An award winning approach
You’ll remember that our Demand Faster Treatment campaign report highlighted a model of fast-tack surgery in Birmingham, funded by our Clinical Pioneers Awards, and led by pioneering consultant surgeon Mr Keith Roberts. The fast-track approach resulted in people receiving potentially curative surgery within 16 days of diagnosis.
Not only did the model demonstrate what’s possible, it got us noticed, winning us first prize in the NICE Shared Learning Awards 2019. The awards were set up to highlight excellent examples of how NICE guidance and standards have been implemented and promoted in the NHS, local authorities and voluntary sector.
Anna Jewell with Sir David Haslam, Chair of the National Institute for Health and Care Excellence
We were also delighted – just a couple of weeks ago – to win the ‘Campaigning Team of the Year’ Times Charity Award 2019, for Demand Faster Treatment. This is a fitting tribute to Erika Vincent, who played such a key part in the campaign and who sadly passed away earlier this year. It’s also tremendous testimony to all of the supporters across the country who joined us in our petition – this award would never have happened without them.
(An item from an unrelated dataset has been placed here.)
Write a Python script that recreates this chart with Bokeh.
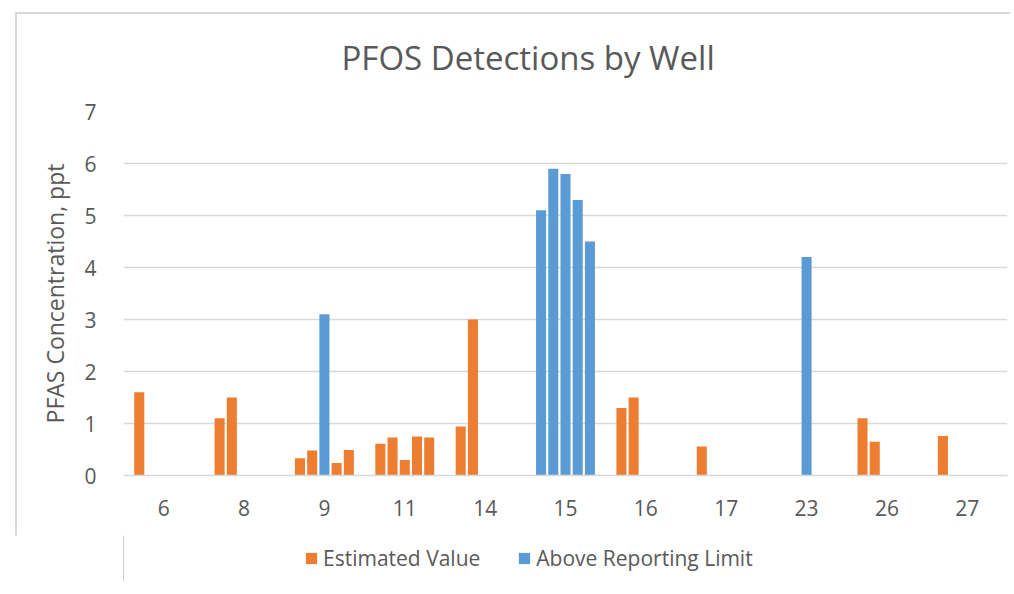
from bokeh.plotting import figure
from bokeh.layouts import column
from bokeh.models import Range1d, FixedTicker, ColumnDataSource, Legend, LegendItem
from bokeh.embed import file_html
from bokeh.resources import INLINE

# ---- data ----
wells = ["6", "8", "9", "11", "14", "15", "16", "17", "23", "26", "27"]
sample_1 = [1.6, 1.1, 0.33, 0.61, 0.94, 5.1, 1.3, 0.56, None, 1.1, 0.76]
sample_2 = [None, 1.5, 0.48, 0.73, 3.0, 5.9, 1.5, None, None, 0.65, None]
sample_3 = [None, None, 3.1, 0.30, None, 5.8, None, None, 4.2, None, None]
sample_4 = [None, None, 0.24, 0.75, None, 5.3, None, None, None, None, None]
sample_5 = [None, None, 0.49, 0.73, None, 4.5, None, None, None, None, None]
# "E" = Estimated Value, "A" = Above Reporting Limit
flag_1 = ["E", "E", "E", "E", "E", "A", "E", "E", "", "E", "E"]
flag_2 = ["", "E", "E", "E", "E", "A", "E", "", "", "E", ""]
flag_3 = ["", "", "A", "E", "", "A", "", "", "A", "", ""]
flag_4 = ["", "", "E", "E", "", "A", "", "", "", "", ""]
flag_5 = ["", "", "E", "E", "", "A", "", "", "", "", ""]
y_ticks = [0, 1, 2, 3, 4, 5, 6, 7]
legend_labels = ["Estimated Value", "Above Reporting Limit"]

series = [sample_1, sample_2, sample_3, sample_4, sample_5]
flags = [flag_1, flag_2, flag_3, flag_4, flag_5]

ORANGE = "#ED7D31"
BLUE = "#5B9BD5"
TEXT = "#595959"
GRID = "#D9D9D9"
FONT = "Open Sans"

slot = 0.152
est = dict(x=[], top=[])
abv = dict(x=[], top=[])
for i, (vals, fl) in enumerate(zip(series, flags)):
    for j, v in enumerate(vals):
        if v is None:
            continue
        d = abv if fl[j] == "A" else est
        d["x"].append(j + (i - 2) * slot)
        d["top"].append(v)

p = figure(width=1010, height=535, x_range=Range1d(-0.5, len(wells) - 0.5),
           y_range=Range1d(0, 7), output_backend="svg", toolbar_location=None,
           min_border_left=123, min_border_right=3, min_border_top=111,
           min_border_bottom=60, title="PFOS Detections by Well")
p.outline_line_color = None
p.background_fill_color = "white"
p.border_fill_alpha = 0

p.title.text_font = FONT
p.title.text_font_size = "33px"
p.title.text_font_style = "normal"
p.title.text_color = TEXT
p.title.align = "left"
p.title.offset = 218
p.title.standoff = 63

p.vbar(x="x", top="top", width=0.125, bottom=0, source=ColumnDataSource(est),
       fill_color=ORANGE, line_color=None)
p.vbar(x="x", top="top", width=0.125, bottom=0, source=ColumnDataSource(abv),
       fill_color=BLUE, line_color=None)

p.xaxis.ticker = FixedTicker(ticks=list(range(len(wells))))
p.xaxis.major_label_overrides = {i: w for i, w in enumerate(wells)}
p.xaxis.major_label_text_font = FONT
p.xaxis.major_label_text_font_size = "21px"
p.xaxis.major_label_text_color = TEXT
p.xaxis.major_label_standoff = 18
p.xaxis.axis_line_color = GRID
p.xaxis.axis_line_width = 1.5
p.xaxis.major_tick_line_color = None
p.xaxis.minor_tick_line_color = None

p.yaxis.ticker = FixedTicker(ticks=y_ticks)
p.yaxis.major_label_text_font = FONT
p.yaxis.major_label_text_font_size = "21px"
p.yaxis.major_label_text_color = TEXT
p.yaxis.major_label_standoff = 21
p.yaxis.axis_line_color = None
p.yaxis.major_tick_line_color = None
p.yaxis.minor_tick_line_color = None
p.yaxis.axis_label = "PFAS Concentration, ppt"
p.yaxis.axis_label_text_font = FONT
p.yaxis.axis_label_text_font_size = "23px"
p.yaxis.axis_label_text_font_style = "normal"
p.yaxis.axis_label_text_color = TEXT
p.yaxis.axis_label_standoff = 10

p.xgrid.grid_line_color = None
p.ygrid.grid_line_color = GRID
p.ygrid.grid_line_width = 1.5

# legend strip below the chart (no axes, no grid lines)
lg = figure(width=1010, height=46, x_range=Range1d(0, 1), y_range=Range1d(0, 1),
            output_backend="svg", toolbar_location=None,
            x_axis_location=None, y_axis_location=None,
            min_border_left=123, min_border_right=3, min_border_top=0, min_border_bottom=0)
lg.xgrid.grid_line_color = None
lg.ygrid.grid_line_color = None
lg.grid.visible = False
lg.outline_line_color = None
lg.background_fill_color = "white"
lg.border_fill_color = "white"
offscreen = dict(x=[-5], top=[1])
le = lg.vbar(x="x", top="top", width=0.1, source=ColumnDataSource(offscreen),
             fill_color=ORANGE, line_color=None)
la = lg.vbar(x="x", top="top", width=0.1, source=ColumnDataSource(offscreen),
             fill_color=BLUE, line_color=None)
legend = Legend(items=[LegendItem(label=legend_labels[0], renderers=[le]),
                       LegendItem(label=legend_labels[1], renderers=[la])],
                orientation="horizontal", location=(181, 9),
                label_text_font=FONT, label_text_font_size="21px",
                label_text_color=TEXT, glyph_width=14, glyph_height=14,
                label_standoff=5, spacing=37, padding=2, margin=0,
                border_line_color=None, background_fill_alpha=0)
lg.add_layout(legend, "center")

layout = column(p, lg, spacing=0, styles={
    "background-color": "white",
    "background-image": "linear-gradient(#D9D9D9, #D9D9D9), linear-gradient(#D9D9D9, #D9D9D9)",
    "background-size": "100% 2px, 2px 100%",
    "background-position": "16px 12px, 15px 12px",
    "background-repeat": "no-repeat",
})
open("out.html", "w").write(file_html(layout, INLINE))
Take a look at us at the ceremony.
On the road
The NICE win was a significant step forward in highlighting of the importance of rapid treatment for pancreatic cancer. And because pancreatic cancer really won’t wait, it also presented a crucial opportunity to get on the road to ask other healthcare providers to follow Birmingham’s lead.
So, our Policy team has been travelling up and down the country to talk about faster treatment.
We’ve been speaking to specialist pancreatic cancer teams who manage care and treatment of people affected. Encouragingly, over 12 out of 29 pancreatic cancer centres across the UK have now backed up the case for Demand Faster Treatment and are working towards accelerating the treatment of pancreatic cancer through introducing fast-track surgery or one-stop clinics in their own centre.
Our team has also been out visiting Cancer Alliances in England- they are the local health bodies that bring together clinical leaders and teams to transform cancer treatment and diagnosis in their areas. And it’s great to see that several have started to take on pancreatic cancer. For example, Greater Manchester Cancer Alliance is applying for funding to accelerate the diagnosis and treatment of pancreatic cancer, and West Yorkshire and Harrogate Cancer Alliance is setting up an action group to improve outcomes for pancreatic cancer patients.
Faster treatment is a crucial part of the optimal care that is so desperately needed to transform the diagnosis, care, treatment and support for people with pancreatic cancer. We call this the Pancreatic Cancer Optimal Pathway and our policy team is working on developing this with clinicians over the next year and beyond in order to improve the care experiences of people with pancreatic cancer.
We’ll continue to put pressure on governments and healthcare bodies to beat the deadliest cancer, and we will be making more noise very soon to keep pancreatic cancer in the spotlight. Keep your eyes peeled for the next stage of our campaigning work – and together, let’s take on pancreatic cancer.